------ Provided data ------

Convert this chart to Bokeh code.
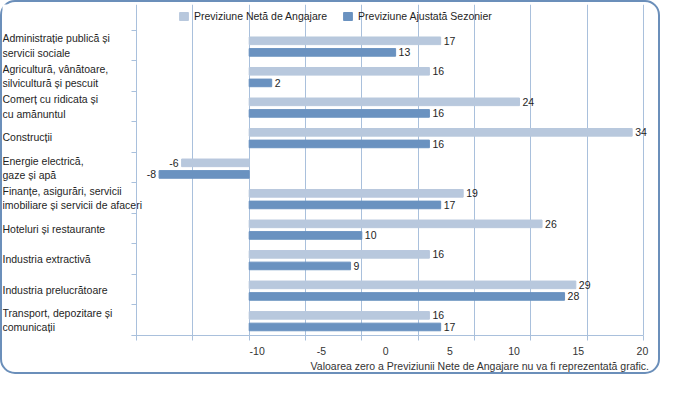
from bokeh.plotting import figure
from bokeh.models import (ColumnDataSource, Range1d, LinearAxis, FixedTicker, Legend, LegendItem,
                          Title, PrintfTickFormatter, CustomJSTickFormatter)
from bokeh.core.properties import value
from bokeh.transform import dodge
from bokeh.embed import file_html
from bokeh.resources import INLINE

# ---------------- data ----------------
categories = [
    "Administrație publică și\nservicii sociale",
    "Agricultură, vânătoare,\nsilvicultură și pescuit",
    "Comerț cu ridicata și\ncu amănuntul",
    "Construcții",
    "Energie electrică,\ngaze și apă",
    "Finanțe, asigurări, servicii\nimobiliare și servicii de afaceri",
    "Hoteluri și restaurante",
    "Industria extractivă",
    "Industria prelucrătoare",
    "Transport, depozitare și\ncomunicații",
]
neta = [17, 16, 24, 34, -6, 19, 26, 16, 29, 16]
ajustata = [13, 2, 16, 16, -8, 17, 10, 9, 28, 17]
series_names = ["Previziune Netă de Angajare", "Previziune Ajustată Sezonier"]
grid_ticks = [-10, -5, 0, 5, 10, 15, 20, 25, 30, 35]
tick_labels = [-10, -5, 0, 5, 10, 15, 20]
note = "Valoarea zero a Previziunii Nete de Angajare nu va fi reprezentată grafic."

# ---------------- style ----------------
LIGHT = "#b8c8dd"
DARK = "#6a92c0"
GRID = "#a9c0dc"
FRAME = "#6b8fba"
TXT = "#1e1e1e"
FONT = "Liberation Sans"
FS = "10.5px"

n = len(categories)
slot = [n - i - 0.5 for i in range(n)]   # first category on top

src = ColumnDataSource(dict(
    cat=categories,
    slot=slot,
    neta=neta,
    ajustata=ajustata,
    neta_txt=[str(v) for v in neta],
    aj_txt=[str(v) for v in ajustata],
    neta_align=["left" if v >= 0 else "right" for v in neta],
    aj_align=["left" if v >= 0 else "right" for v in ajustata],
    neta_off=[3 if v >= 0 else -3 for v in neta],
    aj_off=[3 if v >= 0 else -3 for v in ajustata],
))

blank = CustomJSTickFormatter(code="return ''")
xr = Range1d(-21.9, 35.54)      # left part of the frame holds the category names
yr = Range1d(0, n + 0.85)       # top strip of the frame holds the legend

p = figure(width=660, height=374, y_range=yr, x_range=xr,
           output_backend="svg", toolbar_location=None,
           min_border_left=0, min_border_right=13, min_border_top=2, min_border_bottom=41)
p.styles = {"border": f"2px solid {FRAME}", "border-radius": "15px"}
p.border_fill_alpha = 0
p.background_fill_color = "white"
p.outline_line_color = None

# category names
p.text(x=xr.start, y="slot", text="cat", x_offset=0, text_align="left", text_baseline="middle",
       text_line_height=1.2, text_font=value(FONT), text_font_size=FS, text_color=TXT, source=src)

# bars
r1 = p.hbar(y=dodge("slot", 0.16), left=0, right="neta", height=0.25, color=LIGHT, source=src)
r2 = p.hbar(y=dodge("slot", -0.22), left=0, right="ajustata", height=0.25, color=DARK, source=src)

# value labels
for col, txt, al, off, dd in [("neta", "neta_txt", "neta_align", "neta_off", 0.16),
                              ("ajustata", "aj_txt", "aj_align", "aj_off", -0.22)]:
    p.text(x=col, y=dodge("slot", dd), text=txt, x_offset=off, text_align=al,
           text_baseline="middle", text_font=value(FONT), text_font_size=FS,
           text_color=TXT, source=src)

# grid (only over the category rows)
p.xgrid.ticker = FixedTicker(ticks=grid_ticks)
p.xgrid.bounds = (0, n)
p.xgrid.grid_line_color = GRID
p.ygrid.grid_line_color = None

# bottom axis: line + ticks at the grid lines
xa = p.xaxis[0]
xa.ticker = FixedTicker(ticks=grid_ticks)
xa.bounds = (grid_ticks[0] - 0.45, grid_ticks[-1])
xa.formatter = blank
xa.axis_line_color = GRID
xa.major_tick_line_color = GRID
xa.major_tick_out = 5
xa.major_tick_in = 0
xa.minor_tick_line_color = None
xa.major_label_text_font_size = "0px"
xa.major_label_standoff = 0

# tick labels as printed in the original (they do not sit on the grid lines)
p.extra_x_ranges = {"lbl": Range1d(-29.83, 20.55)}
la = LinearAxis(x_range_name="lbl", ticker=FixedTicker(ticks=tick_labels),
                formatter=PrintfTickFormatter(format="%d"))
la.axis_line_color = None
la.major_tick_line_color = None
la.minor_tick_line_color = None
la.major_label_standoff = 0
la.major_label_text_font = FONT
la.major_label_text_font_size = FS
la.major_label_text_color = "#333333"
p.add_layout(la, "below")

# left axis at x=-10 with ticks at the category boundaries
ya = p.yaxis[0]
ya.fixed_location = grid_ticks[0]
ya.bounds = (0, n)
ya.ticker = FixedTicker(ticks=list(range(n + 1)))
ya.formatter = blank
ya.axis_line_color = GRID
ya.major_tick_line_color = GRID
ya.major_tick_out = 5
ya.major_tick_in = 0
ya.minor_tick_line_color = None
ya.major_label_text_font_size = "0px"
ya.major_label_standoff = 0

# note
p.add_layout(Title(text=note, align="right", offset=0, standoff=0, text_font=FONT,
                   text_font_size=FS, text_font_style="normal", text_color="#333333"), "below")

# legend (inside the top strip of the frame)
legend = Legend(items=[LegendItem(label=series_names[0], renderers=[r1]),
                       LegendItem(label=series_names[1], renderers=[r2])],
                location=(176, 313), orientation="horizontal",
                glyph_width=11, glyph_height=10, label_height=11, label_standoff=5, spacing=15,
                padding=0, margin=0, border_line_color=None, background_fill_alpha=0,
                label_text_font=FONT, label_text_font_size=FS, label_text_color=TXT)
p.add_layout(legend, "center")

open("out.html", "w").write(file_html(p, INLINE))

------

▶ What is asked
Every line from the top of the material above through the line with "from bokeh.resources import INLINE" should be duplicated exactly, please; leave out the pictures.

▶ Reply
Convert this chart to Bokeh code.
from bokeh.plotting import figure
from bokeh.models import (ColumnDataSource, Range1d, LinearAxis, FixedTicker, Legend, LegendItem,
                          Title, PrintfTickFormatter, CustomJSTickFormatter)
from bokeh.core.properties import value
from bokeh.transform import dodge
from bokeh.embed import file_html
from bokeh.resources import INLINE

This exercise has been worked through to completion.